Set exercise —
Repeat each line of the material below exactly as it appears, minus any pictures.

Stored data —

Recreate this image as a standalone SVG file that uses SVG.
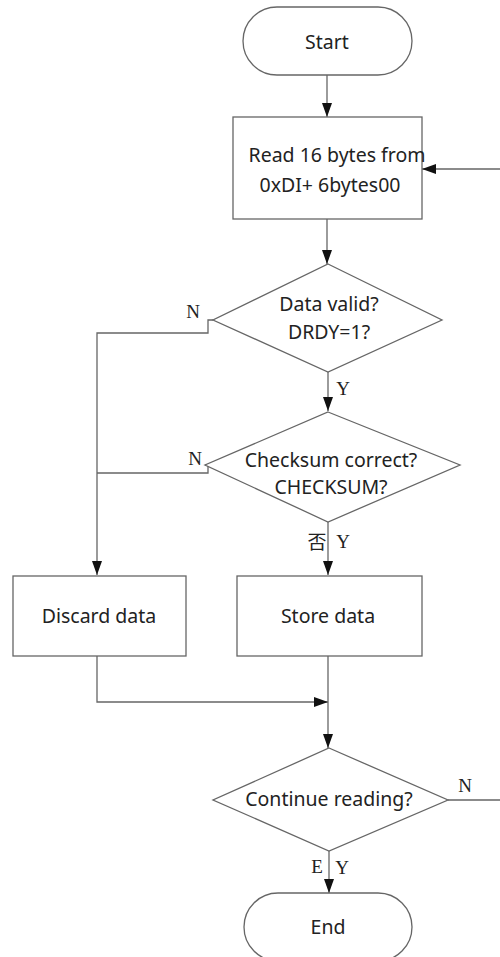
<svg xmlns="http://www.w3.org/2000/svg" width="500" height="957" viewBox="0 0 500 957">
<defs>
<marker id="ah" viewBox="0 0 14 10" refX="14" refY="5" markerWidth="14" markerHeight="10" markerUnits="userSpaceOnUse" orient="auto">
<path d="M0,0 L14,5 L0,10 Z" fill="#111"/>
</marker>
</defs>
<style>
.shape{fill:#fff;stroke:#666;stroke-width:1.3}
.line{fill:none;stroke:#666;stroke-width:1.3}
.t{font-family:"Noto Sans","Open Sans",sans-serif;font-size:19.5px;fill:#222;text-anchor:middle;dominant-baseline:central}
.lbl{font-family:"Liberation Serif","Noto Sans CJK SC",serif;font-size:19px;fill:#222;text-anchor:middle;dominant-baseline:central}
</style>
<rect width="500" height="957" fill="#fff"/>
<g id="connectors">
<path class="line" d="M327,75 V117" marker-end="url(#ah)"/>
<path class="line" d="M327,219 V264" marker-end="url(#ah)"/>
<path class="line" d="M328,372 V411" marker-end="url(#ah)"/>
<path class="line" d="M328,522 V575" marker-end="url(#ah)"/>
<path class="line" d="M213,320 H208 V333 H97 V575" marker-end="url(#ah)"/>
<path class="line" d="M205,465 H208 V473 H97"/>
<path class="line" d="M97,656 V702 H328" marker-end="url(#ah)"/>
<path class="line" d="M328,656 V748" marker-end="url(#ah)"/>
<path class="line" d="M329,851 V893" marker-end="url(#ah)"/>
<path class="line" d="M448,800 H502 V169 H422" marker-end="url(#ah)"/>
<text class="lbl" x="193" y="311">N</text>
<text class="lbl" x="343" y="388">Y</text>
<text class="lbl" x="195" y="458">N</text>
<text class="lbl" x="317" y="542" font-size="15">否</text>
<text class="lbl" x="343" y="541">Y</text>
<text class="lbl" x="465" y="785">N</text>
<text class="lbl" x="317" y="866">E</text>
<text class="lbl" x="342" y="867">Y</text>
</g>
<g id="start">
<rect class="shape" x="243" y="7" width="169" height="68" rx="34" ry="34"/>
<text class="t" x="327" y="41">Start</text>
</g>
<g id="read">
<rect class="shape" x="233" y="117" width="189" height="102"/>
<text class="t" x="337" y="154">Read 16 bytes from</text>
<text class="t" x="330" y="184">0xDI+ 6bytes00</text>
</g>
<g id="valid">
<polygon class="shape" points="328,264 442,320 328,372 213,320"/>
<text class="t" x="329" y="303">Data valid?</text>
<text class="t" x="329" y="331">DRDY=1?</text>
</g>
<g id="checksum">
<polygon class="shape" points="328,412 460,465 328,522 205,465"/>
<text class="t" x="331" y="459">Checksum correct?</text>
<text class="t" x="331" y="486">CHECKSUM?</text>
</g>
<g id="discard">
<rect class="shape" x="13" y="576" width="173" height="80"/>
<text class="t" x="99" y="615">Discard data</text>
</g>
<g id="store">
<rect class="shape" x="237" y="576" width="185" height="80"/>
<text class="t" x="328" y="615">Store data</text>
</g>
<g id="continue">
<polygon class="shape" points="329,748 448,800 329,851 213,800"/>
<text class="t" x="329" y="798">Continue reading?</text>
</g>
<g id="end">
<rect class="shape" x="244" y="893" width="168" height="68" rx="34" ry="34"/>
<text class="t" x="328" y="926">End</text>
</g>
</svg>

Full answer —
Recreate this image as a standalone SVG file that uses SVG.
<svg xmlns="http://www.w3.org/2000/svg" width="500" height="957" viewBox="0 0 500 957">
<defs>
<marker id="ah" viewBox="0 0 14 10" refX="14" refY="5" markerWidth="14" markerHeight="10" markerUnits="userSpaceOnUse" orient="auto">
<path d="M0,0 L14,5 L0,10 Z" fill="#111"/>
</marker>
</defs>
<style>
.shape{fill:#fff;stroke:#666;stroke-width:1.3}
.line{fill:none;stroke:#666;stroke-width:1.3}
.t{font-family:"Noto Sans","Open Sans",sans-serif;font-size:19.5px;fill:#222;text-anchor:middle;dominant-baseline:central}
.lbl{font-family:"Liberation Serif","Noto Sans CJK SC",serif;font-size:19px;fill:#222;text-anchor:middle;dominant-baseline:central}
</style>
<rect width="500" height="957" fill="#fff"/>
<g id="connectors">
<path class="line" d="M327,75 V117" marker-end="url(#ah)"/>
<path class="line" d="M327,219 V264" marker-end="url(#ah)"/>
<path class="line" d="M328,372 V411" marker-end="url(#ah)"/>
<path class="line" d="M328,522 V575" marker-end="url(#ah)"/>
<path class="line" d="M213,320 H208 V333 H97 V575" marker-end="url(#ah)"/>
<path class="line" d="M205,465 H208 V473 H97"/>
<path class="line" d="M97,656 V702 H328" marker-end="url(#ah)"/>
<path class="line" d="M328,656 V748" marker-end="url(#ah)"/>
<path class="line" d="M329,851 V893" marker-end="url(#ah)"/>
<path class="line" d="M448,800 H502 V169 H422" marker-end="url(#ah)"/>
<text class="lbl" x="193" y="311">N</text>
<text class="lbl" x="343" y="388">Y</text>
<text class="lbl" x="195" y="458">N</text>
<text class="lbl" x="317" y="542" font-size="15">否</text>
<text class="lbl" x="343" y="541">Y</text>
<text class="lbl" x="465" y="785">N</text>
<text class="lbl" x="317" y="866">E</text>
<text class="lbl" x="342" y="867">Y</text>
</g>
<g id="start">
<rect class="shape" x="243" y="7" width="169" height="68" rx="34" ry="34"/>
<text class="t" x="327" y="41">Start</text>
</g>
<g id="read">
<rect class="shape" x="233" y="117" width="189" height="102"/>
<text class="t" x="337" y="154">Read 16 bytes from</text>
<text class="t" x="330" y="184">0xDI+ 6bytes00</text>
</g>
<g id="valid">
<polygon class="shape" points="328,264 442,320 328,372 213,320"/>
<text class="t" x="329" y="303">Data valid?</text>
<text class="t" x="329" y="331">DRDY=1?</text>
</g>
<g id="checksum">
<polygon class="shape" points="328,412 460,465 328,522 205,465"/>
<text class="t" x="331" y="459">Checksum correct?</text>
<text class="t" x="331" y="486">CHECKSUM?</text>
</g>
<g id="discard">
<rect class="shape" x="13" y="576" width="173" height="80"/>
<text class="t" x="99" y="615">Discard data</text>
</g>
<g id="store">
<rect class="shape" x="237" y="576" width="185" height="80"/>
<text class="t" x="328" y="615">Store data</text>
</g>
<g id="continue">
<polygon class="shape" points="329,748 448,800 329,851 213,800"/>
<text class="t" x="329" y="798">Continue reading?</text>
</g>
<g id="end">
<rect class="shape" x="244" y="893" width="168" height="68" rx="34" ry="34"/>
<text class="t" x="328" y="926">End</text>
</g>
</svg>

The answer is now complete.